Two former Sacramento diocesan priests who fled the country after charges of sexual abuse are serving as priests in Mexico, news that has outraged victims and local diocesan officials.

The Roman Catholic priests are the Rev. Jose Luis Urbina, who was convicted of sexually molesting a minor in 1989, and the Rev. Gerardo Beltran, who disappeared in 1991 after Sacramento police began investigating allegations that he molested two young girls.

Urbina has been serving at his hometown parish in Navojoa, Mexico, for about a decade. While in the Sacramento diocese, Urbina was accused of sexually molesting a boy over the course of several years, in one instance pointing a gun at his victim before molesting him. Urbina admitted guilt but left the country before sentencing.

Beltran serves in a remote region of southern Mexico.

The Dallas Morning News reported the priests' whereabouts as part of the newspaper's ongoing series on accused priests who are now working in other countries.

Urbina and Beltran have been wanted by local authorities for more than a decade.

"We will start exploring extradition for Mr. Urbina immediately," said Patrick J. McGrath, district attorney for Yuba County, where Urbina was convicted.

It was unclear Thursday whether Sacramento authorities would seek to extradite Beltran. He was charged with four counts of lewd or lascivious acts with a child under the age of 14, according to the affidavit with an arrest warrant issued in 1992 by a Sacramento judge.

Lana Wyant, a spokeswoman for Sacramento County District Attorney Jan Scully, said the agency would consider extradition if local police requested it. They had not done so as of late Thursday, she said. Local police officials could not be reached for comment.

Extraditing someone from Mexico "is a long process, but it can be done and in fact has been done," Wyant said.

Urbina's victim, who was abused from the age of 8 until he was 17, was distraught after hearing that Urbina is still working as a priest.

The 33-year-old state worker, who has a pending lawsuit against the diocese, said he has not been able to eat or sleep since learning of Urbina's whereabouts.

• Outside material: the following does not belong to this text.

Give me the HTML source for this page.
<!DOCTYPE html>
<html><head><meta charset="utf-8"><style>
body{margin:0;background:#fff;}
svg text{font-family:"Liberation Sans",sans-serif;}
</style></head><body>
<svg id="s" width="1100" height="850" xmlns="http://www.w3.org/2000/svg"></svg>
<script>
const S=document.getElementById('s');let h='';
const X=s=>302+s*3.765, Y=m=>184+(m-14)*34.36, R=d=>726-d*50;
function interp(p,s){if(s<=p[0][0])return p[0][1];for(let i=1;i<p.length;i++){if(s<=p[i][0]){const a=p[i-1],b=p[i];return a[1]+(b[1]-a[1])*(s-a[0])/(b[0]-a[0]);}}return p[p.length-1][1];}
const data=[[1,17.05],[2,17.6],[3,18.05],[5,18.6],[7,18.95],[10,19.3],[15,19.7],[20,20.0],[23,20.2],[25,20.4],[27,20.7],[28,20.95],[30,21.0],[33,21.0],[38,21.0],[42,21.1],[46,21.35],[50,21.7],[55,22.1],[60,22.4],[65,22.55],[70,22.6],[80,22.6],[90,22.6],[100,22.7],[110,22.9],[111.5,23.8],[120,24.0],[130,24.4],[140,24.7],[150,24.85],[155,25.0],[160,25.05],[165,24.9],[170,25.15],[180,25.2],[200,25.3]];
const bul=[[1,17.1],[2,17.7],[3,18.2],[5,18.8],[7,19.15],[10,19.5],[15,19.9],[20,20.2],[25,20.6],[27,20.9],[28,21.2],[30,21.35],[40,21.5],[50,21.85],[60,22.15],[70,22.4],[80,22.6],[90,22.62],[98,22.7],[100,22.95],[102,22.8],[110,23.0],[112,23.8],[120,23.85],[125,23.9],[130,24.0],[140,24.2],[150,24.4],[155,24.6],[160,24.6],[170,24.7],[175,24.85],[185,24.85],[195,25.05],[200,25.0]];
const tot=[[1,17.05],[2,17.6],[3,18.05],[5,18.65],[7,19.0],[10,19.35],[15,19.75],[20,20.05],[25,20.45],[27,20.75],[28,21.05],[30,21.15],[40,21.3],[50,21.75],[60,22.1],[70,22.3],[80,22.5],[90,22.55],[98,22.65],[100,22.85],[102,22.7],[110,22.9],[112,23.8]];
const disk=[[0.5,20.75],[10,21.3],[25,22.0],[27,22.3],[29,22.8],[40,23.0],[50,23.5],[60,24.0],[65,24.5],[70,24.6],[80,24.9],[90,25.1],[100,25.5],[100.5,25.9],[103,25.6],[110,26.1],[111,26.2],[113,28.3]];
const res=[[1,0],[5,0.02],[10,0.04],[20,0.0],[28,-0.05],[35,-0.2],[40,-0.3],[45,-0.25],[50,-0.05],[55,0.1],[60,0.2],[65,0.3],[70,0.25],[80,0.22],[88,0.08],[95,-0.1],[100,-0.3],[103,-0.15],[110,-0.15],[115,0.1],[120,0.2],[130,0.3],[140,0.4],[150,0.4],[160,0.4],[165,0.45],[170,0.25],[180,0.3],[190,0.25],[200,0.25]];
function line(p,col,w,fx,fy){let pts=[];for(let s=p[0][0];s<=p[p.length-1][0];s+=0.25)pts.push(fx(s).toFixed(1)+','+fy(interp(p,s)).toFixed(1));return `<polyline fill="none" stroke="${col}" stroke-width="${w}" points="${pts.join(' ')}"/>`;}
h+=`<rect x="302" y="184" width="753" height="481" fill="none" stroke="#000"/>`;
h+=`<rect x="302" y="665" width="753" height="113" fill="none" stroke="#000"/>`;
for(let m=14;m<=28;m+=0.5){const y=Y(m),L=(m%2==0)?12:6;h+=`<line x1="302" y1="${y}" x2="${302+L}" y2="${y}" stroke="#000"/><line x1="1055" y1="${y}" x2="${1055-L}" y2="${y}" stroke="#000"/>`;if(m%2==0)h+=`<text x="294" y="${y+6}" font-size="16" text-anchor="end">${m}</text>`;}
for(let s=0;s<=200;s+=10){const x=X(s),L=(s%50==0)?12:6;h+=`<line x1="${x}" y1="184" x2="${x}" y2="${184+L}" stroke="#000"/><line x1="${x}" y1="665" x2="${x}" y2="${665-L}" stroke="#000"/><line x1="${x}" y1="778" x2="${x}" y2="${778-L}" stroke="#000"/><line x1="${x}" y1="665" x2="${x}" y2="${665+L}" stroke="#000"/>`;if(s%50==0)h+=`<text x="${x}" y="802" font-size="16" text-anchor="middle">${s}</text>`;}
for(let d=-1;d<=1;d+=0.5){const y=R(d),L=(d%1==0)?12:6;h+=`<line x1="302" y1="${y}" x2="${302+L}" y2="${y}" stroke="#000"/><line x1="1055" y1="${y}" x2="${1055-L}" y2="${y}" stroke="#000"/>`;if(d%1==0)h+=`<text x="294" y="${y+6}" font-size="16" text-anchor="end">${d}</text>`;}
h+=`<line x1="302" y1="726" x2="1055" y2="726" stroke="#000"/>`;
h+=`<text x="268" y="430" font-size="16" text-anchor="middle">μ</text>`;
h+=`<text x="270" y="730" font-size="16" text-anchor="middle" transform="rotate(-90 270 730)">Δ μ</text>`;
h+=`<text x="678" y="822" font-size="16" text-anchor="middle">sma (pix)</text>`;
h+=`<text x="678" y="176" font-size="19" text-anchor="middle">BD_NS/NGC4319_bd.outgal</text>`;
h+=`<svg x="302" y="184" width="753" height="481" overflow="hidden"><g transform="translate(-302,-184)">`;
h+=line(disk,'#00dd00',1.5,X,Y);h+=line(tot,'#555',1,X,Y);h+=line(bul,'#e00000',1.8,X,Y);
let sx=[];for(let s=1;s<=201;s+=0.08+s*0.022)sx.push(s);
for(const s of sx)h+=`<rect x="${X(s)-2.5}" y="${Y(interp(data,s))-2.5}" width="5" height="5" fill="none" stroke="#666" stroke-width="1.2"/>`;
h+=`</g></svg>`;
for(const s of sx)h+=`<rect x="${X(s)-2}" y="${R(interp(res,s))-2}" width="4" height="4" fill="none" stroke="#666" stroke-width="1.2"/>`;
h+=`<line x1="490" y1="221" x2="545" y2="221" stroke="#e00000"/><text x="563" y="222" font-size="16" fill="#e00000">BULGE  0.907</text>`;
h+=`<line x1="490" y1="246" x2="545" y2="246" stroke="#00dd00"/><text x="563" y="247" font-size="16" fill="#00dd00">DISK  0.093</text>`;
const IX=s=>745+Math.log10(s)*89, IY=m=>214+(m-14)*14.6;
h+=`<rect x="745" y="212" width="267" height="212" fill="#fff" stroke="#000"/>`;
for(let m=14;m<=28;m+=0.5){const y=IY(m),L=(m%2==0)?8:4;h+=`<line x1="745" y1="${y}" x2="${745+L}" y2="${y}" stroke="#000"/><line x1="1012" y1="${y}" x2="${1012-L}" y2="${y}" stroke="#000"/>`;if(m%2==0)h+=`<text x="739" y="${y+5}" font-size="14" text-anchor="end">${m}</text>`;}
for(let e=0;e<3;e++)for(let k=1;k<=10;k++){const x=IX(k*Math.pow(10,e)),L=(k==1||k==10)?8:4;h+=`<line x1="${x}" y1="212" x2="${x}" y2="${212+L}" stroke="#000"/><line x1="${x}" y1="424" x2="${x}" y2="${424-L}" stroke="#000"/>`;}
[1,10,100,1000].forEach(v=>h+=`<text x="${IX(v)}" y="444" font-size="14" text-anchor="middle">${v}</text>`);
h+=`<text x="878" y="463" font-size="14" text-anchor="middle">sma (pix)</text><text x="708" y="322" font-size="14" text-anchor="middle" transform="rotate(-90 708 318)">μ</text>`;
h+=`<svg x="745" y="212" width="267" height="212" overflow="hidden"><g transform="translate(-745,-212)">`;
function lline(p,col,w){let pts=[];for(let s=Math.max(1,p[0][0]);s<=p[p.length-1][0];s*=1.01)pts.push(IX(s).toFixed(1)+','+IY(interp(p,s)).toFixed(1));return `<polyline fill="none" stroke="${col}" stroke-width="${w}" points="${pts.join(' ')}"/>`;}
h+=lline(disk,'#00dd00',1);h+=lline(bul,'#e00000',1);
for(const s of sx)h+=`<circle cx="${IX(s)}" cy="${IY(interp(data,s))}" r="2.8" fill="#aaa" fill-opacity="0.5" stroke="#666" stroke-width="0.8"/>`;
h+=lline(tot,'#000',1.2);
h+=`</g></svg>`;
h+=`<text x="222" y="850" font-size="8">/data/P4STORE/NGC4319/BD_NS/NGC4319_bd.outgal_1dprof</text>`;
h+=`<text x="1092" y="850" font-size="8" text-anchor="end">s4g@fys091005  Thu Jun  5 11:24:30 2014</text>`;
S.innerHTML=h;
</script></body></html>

"I can't explain the way I feel. ... It's like I'm that 8-year-old boy again," said the Sacramento man, who did not want to be identified. "I'm angry, and I'm upset. I just can't believe he's still a priest."

Urbina's victim's lawsuit is one of 33 facing the Catholic Diocese of Sacramento accusing clergy of sexual abuse. This week, settlement talks between diocesan attorneys and attorneys for the plaintiffs were recessed until May. A court date has been set for June 27.

Diocesan officials said they were surprised to learn that Urbina and Beltran are serving as priests.

"The bishop is very angry ..."

said Kevin Eckery, a spokesman for the diocese. "As far as he is concerned, both of them are fugitives."

Bishop William K. Weigand could not be reached for comment.

Eckery said Weigand and his predecessor, Bishop Francis Quinn, contacted church officials in Mexico several times and told them about the priests.

Church officials in Mexico did not return phone calls from The Bee Thursday.

Quinn suspended the faculties of both priests, a process that supposedly would stop them from working actively as clergy.

This week, after learning of the priests' whereabouts, Weigand contacted church officials at the Vatican and in Mexico and reported his concerns.

"He's made it clear that these men are not supposed to be functioning as priests," Eckery said.

Beltran, now 48, came to the Sacramento diocese in 1982 and served until May 1991, according to diocesan records. During that time, he served at St. Dominic in Orland, St. Joseph in Sacramento and St. Anthony in Winters.

Urbina, 51, served in the Sacramento diocese from 1979 until 1989. He worked at various parishes, including St. Isidore in Yuba City and St. Joseph in Marysville.

Urbina's victim called the priest "a monster" and is concerned that the man who molested him has hurt other children.

Now that he knows where the priest is, Urbina's victim is more resolved than ever. "I'm going to do everything I can to make sure this guy is brought to justice."